• _GOAL OF THE EXERCISE_
Return each line of the listing below, unchanged, and omit the images.
INFORMATION PROVIDED start
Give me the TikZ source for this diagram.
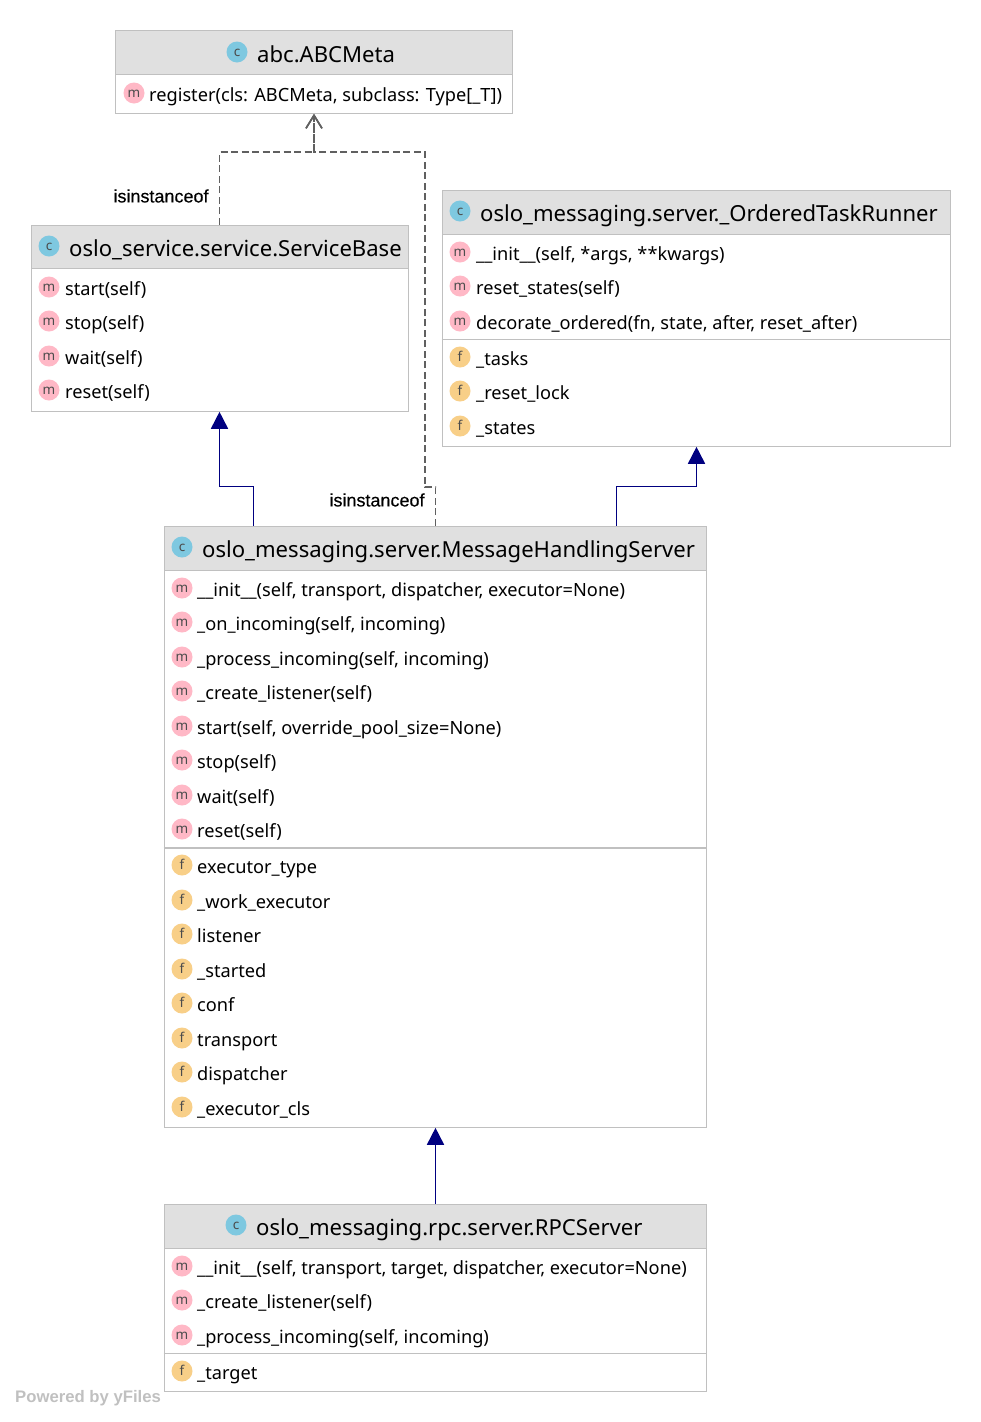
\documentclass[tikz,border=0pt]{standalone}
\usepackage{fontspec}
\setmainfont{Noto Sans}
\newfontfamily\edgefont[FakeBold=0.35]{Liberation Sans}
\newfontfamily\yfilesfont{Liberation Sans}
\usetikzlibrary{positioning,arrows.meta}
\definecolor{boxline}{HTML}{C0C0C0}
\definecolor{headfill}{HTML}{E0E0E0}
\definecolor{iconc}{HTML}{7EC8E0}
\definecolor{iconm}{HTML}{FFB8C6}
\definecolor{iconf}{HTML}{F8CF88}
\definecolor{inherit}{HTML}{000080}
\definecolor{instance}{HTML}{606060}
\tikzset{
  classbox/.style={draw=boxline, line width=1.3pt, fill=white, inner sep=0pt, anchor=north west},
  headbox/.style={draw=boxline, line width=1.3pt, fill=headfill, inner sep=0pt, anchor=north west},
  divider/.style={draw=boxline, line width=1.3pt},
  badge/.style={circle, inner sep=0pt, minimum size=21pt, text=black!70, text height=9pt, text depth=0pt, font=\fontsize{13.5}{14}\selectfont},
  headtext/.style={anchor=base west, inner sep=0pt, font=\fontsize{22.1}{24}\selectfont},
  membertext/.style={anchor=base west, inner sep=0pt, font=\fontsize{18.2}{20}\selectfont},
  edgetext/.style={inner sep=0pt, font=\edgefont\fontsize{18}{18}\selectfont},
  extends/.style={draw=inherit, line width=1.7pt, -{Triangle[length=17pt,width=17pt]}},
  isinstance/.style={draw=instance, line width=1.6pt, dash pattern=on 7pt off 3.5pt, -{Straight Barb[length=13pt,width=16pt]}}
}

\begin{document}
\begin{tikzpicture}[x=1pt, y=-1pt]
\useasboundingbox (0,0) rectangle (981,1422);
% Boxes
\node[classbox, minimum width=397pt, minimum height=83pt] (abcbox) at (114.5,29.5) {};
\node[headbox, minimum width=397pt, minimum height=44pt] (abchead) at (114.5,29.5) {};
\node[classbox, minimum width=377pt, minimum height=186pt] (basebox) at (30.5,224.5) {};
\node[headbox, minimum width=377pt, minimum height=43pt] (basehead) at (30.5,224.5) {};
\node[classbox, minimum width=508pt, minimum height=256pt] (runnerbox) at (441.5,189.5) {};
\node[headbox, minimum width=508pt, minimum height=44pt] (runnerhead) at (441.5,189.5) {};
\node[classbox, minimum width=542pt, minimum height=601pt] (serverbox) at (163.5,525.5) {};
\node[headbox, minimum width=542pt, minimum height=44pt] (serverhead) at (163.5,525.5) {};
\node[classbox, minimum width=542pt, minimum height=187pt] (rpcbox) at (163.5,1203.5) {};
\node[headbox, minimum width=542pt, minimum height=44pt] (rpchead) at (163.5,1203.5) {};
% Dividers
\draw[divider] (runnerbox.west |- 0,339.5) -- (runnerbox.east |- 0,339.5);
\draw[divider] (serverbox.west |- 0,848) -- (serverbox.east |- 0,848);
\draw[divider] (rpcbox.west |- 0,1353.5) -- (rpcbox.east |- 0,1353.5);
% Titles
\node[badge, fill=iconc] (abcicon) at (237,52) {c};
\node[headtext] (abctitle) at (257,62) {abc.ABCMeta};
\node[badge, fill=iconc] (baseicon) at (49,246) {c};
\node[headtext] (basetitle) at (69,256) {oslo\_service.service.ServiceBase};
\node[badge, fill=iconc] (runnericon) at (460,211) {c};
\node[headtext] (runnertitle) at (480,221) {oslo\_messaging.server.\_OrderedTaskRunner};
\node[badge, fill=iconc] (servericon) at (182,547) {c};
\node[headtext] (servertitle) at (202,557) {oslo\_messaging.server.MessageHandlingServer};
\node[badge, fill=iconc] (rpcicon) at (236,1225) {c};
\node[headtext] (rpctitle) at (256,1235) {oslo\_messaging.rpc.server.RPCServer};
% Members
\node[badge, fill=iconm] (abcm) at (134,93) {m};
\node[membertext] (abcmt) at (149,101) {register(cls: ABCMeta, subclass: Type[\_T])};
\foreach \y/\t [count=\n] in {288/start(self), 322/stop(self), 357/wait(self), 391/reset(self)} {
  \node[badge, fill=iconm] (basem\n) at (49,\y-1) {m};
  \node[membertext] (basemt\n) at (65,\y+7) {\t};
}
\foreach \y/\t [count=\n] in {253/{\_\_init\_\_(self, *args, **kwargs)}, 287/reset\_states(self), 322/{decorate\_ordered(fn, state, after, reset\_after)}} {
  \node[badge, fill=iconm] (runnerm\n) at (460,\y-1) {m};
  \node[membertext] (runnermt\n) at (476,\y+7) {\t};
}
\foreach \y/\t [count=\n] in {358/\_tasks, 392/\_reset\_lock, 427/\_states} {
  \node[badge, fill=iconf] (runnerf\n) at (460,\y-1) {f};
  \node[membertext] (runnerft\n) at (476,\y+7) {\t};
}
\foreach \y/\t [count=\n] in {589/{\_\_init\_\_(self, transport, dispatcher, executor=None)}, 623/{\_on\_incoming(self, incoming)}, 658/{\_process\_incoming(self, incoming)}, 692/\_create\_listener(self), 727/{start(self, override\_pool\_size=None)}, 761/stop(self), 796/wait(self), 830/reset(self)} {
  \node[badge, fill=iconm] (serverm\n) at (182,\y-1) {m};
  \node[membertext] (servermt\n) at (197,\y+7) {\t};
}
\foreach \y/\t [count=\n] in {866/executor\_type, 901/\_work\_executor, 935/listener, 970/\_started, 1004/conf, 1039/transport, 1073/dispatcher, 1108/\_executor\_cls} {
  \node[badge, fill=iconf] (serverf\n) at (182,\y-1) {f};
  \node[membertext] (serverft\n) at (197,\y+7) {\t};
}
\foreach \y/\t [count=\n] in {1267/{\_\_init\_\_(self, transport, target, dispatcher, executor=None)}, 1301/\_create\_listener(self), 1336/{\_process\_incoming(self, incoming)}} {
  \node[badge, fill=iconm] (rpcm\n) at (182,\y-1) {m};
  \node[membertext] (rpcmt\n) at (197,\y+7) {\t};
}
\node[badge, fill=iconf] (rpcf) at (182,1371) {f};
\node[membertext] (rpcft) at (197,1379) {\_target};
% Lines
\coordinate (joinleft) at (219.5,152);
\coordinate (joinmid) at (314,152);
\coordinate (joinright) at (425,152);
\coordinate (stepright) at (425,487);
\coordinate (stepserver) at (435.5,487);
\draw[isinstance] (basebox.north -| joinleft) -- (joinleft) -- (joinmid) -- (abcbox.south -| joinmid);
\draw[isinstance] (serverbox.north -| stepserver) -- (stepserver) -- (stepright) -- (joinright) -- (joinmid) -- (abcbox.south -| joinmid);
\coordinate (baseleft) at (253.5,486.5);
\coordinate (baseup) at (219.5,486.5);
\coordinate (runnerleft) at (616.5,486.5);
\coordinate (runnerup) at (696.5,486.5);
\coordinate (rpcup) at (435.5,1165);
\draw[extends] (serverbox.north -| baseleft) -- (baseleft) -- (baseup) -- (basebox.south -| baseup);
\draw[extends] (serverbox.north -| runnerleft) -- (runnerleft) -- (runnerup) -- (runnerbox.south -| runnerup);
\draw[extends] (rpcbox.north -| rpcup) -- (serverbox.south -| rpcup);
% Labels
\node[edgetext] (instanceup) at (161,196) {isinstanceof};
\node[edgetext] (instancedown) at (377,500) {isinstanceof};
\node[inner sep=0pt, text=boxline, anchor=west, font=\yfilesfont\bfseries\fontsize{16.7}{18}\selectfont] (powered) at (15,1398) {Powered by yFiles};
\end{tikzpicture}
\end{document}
INFORMATION PROVIDED end
• _SOLUTION TO THIS PROBLEM_
Give me the TikZ source for this diagram.
\documentclass[tikz,border=0pt]{standalone}
\usepackage{fontspec}
\setmainfont{Noto Sans}
\newfontfamily\edgefont[FakeBold=0.35]{Liberation Sans}
\newfontfamily\yfilesfont{Liberation Sans}
\usetikzlibrary{positioning,arrows.meta}
\definecolor{boxline}{HTML}{C0C0C0}
\definecolor{headfill}{HTML}{E0E0E0}
\definecolor{iconc}{HTML}{7EC8E0}
\definecolor{iconm}{HTML}{FFB8C6}
\definecolor{iconf}{HTML}{F8CF88}
\definecolor{inherit}{HTML}{000080}
\definecolor{instance}{HTML}{606060}
\tikzset{
  classbox/.style={draw=boxline, line width=1.3pt, fill=white, inner sep=0pt, anchor=north west},
  headbox/.style={draw=boxline, line width=1.3pt, fill=headfill, inner sep=0pt, anchor=north west},
  divider/.style={draw=boxline, line width=1.3pt},
  badge/.style={circle, inner sep=0pt, minimum size=21pt, text=black!70, text height=9pt, text depth=0pt, font=\fontsize{13.5}{14}\selectfont},
  headtext/.style={anchor=base west, inner sep=0pt, font=\fontsize{22.1}{24}\selectfont},
  membertext/.style={anchor=base west, inner sep=0pt, font=\fontsize{18.2}{20}\selectfont},
  edgetext/.style={inner sep=0pt, font=\edgefont\fontsize{18}{18}\selectfont},
  extends/.style={draw=inherit, line width=1.7pt, -{Triangle[length=17pt,width=17pt]}},
  isinstance/.style={draw=instance, line width=1.6pt, dash pattern=on 7pt off 3.5pt, -{Straight Barb[length=13pt,width=16pt]}}
}

\begin{document}
\begin{tikzpicture}[x=1pt, y=-1pt]
\useasboundingbox (0,0) rectangle (981,1422);
% Boxes
\node[classbox, minimum width=397pt, minimum height=83pt] (abcbox) at (114.5,29.5) {};
\node[headbox, minimum width=397pt, minimum height=44pt] (abchead) at (114.5,29.5) {};
\node[classbox, minimum width=377pt, minimum height=186pt] (basebox) at (30.5,224.5) {};
\node[headbox, minimum width=377pt, minimum height=43pt] (basehead) at (30.5,224.5) {};
\node[classbox, minimum width=508pt, minimum height=256pt] (runnerbox) at (441.5,189.5) {};
\node[headbox, minimum width=508pt, minimum height=44pt] (runnerhead) at (441.5,189.5) {};
\node[classbox, minimum width=542pt, minimum height=601pt] (serverbox) at (163.5,525.5) {};
\node[headbox, minimum width=542pt, minimum height=44pt] (serverhead) at (163.5,525.5) {};
\node[classbox, minimum width=542pt, minimum height=187pt] (rpcbox) at (163.5,1203.5) {};
\node[headbox, minimum width=542pt, minimum height=44pt] (rpchead) at (163.5,1203.5) {};
% Dividers
\draw[divider] (runnerbox.west |- 0,339.5) -- (runnerbox.east |- 0,339.5);
\draw[divider] (serverbox.west |- 0,848) -- (serverbox.east |- 0,848);
\draw[divider] (rpcbox.west |- 0,1353.5) -- (rpcbox.east |- 0,1353.5);
% Titles
\node[badge, fill=iconc] (abcicon) at (237,52) {c};
\node[headtext] (abctitle) at (257,62) {abc.ABCMeta};
\node[badge, fill=iconc] (baseicon) at (49,246) {c};
\node[headtext] (basetitle) at (69,256) {oslo\_service.service.ServiceBase};
\node[badge, fill=iconc] (runnericon) at (460,211) {c};
\node[headtext] (runnertitle) at (480,221) {oslo\_messaging.server.\_OrderedTaskRunner};
\node[badge, fill=iconc] (servericon) at (182,547) {c};
\node[headtext] (servertitle) at (202,557) {oslo\_messaging.server.MessageHandlingServer};
\node[badge, fill=iconc] (rpcicon) at (236,1225) {c};
\node[headtext] (rpctitle) at (256,1235) {oslo\_messaging.rpc.server.RPCServer};
% Members
\node[badge, fill=iconm] (abcm) at (134,93) {m};
\node[membertext] (abcmt) at (149,101) {register(cls: ABCMeta, subclass: Type[\_T])};
\foreach \y/\t [count=\n] in {288/start(self), 322/stop(self), 357/wait(self), 391/reset(self)} {
  \node[badge, fill=iconm] (basem\n) at (49,\y-1) {m};
  \node[membertext] (basemt\n) at (65,\y+7) {\t};
}
\foreach \y/\t [count=\n] in {253/{\_\_init\_\_(self, *args, **kwargs)}, 287/reset\_states(self), 322/{decorate\_ordered(fn, state, after, reset\_after)}} {
  \node[badge, fill=iconm] (runnerm\n) at (460,\y-1) {m};
  \node[membertext] (runnermt\n) at (476,\y+7) {\t};
}
\foreach \y/\t [count=\n] in {358/\_tasks, 392/\_reset\_lock, 427/\_states} {
  \node[badge, fill=iconf] (runnerf\n) at (460,\y-1) {f};
  \node[membertext] (runnerft\n) at (476,\y+7) {\t};
}
\foreach \y/\t [count=\n] in {589/{\_\_init\_\_(self, transport, dispatcher, executor=None)}, 623/{\_on\_incoming(self, incoming)}, 658/{\_process\_incoming(self, incoming)}, 692/\_create\_listener(self), 727/{start(self, override\_pool\_size=None)}, 761/stop(self), 796/wait(self), 830/reset(self)} {
  \node[badge, fill=iconm] (serverm\n) at (182,\y-1) {m};
  \node[membertext] (servermt\n) at (197,\y+7) {\t};
}
\foreach \y/\t [count=\n] in {866/executor\_type, 901/\_work\_executor, 935/listener, 970/\_started, 1004/conf, 1039/transport, 1073/dispatcher, 1108/\_executor\_cls} {
  \node[badge, fill=iconf] (serverf\n) at (182,\y-1) {f};
  \node[membertext] (serverft\n) at (197,\y+7) {\t};
}
\foreach \y/\t [count=\n] in {1267/{\_\_init\_\_(self, transport, target, dispatcher, executor=None)}, 1301/\_create\_listener(self), 1336/{\_process\_incoming(self, incoming)}} {
  \node[badge, fill=iconm] (rpcm\n) at (182,\y-1) {m};
  \node[membertext] (rpcmt\n) at (197,\y+7) {\t};
}
\node[badge, fill=iconf] (rpcf) at (182,1371) {f};
\node[membertext] (rpcft) at (197,1379) {\_target};
% Lines
\coordinate (joinleft) at (219.5,152);
\coordinate (joinmid) at (314,152);
\coordinate (joinright) at (425,152);
\coordinate (stepright) at (425,487);
\coordinate (stepserver) at (435.5,487);
\draw[isinstance] (basebox.north -| joinleft) -- (joinleft) -- (joinmid) -- (abcbox.south -| joinmid);
\draw[isinstance] (serverbox.north -| stepserver) -- (stepserver) -- (stepright) -- (joinright) -- (joinmid) -- (abcbox.south -| joinmid);
\coordinate (baseleft) at (253.5,486.5);
\coordinate (baseup) at (219.5,486.5);
\coordinate (runnerleft) at (616.5,486.5);
\coordinate (runnerup) at (696.5,486.5);
\coordinate (rpcup) at (435.5,1165);
\draw[extends] (serverbox.north -| baseleft) -- (baseleft) -- (baseup) -- (basebox.south -| baseup);
\draw[extends] (serverbox.north -| runnerleft) -- (runnerleft) -- (runnerup) -- (runnerbox.south -| runnerup);
\draw[extends] (rpcbox.north -| rpcup) -- (serverbox.south -| rpcup);
% Labels
\node[edgetext] (instanceup) at (161,196) {isinstanceof};
\node[edgetext] (instancedown) at (377,500) {isinstanceof};
\node[inner sep=0pt, text=boxline, anchor=west, font=\yfilesfont\bfseries\fontsize{16.7}{18}\selectfont] (powered) at (15,1398) {Powered by yFiles};
\end{tikzpicture}
\end{document}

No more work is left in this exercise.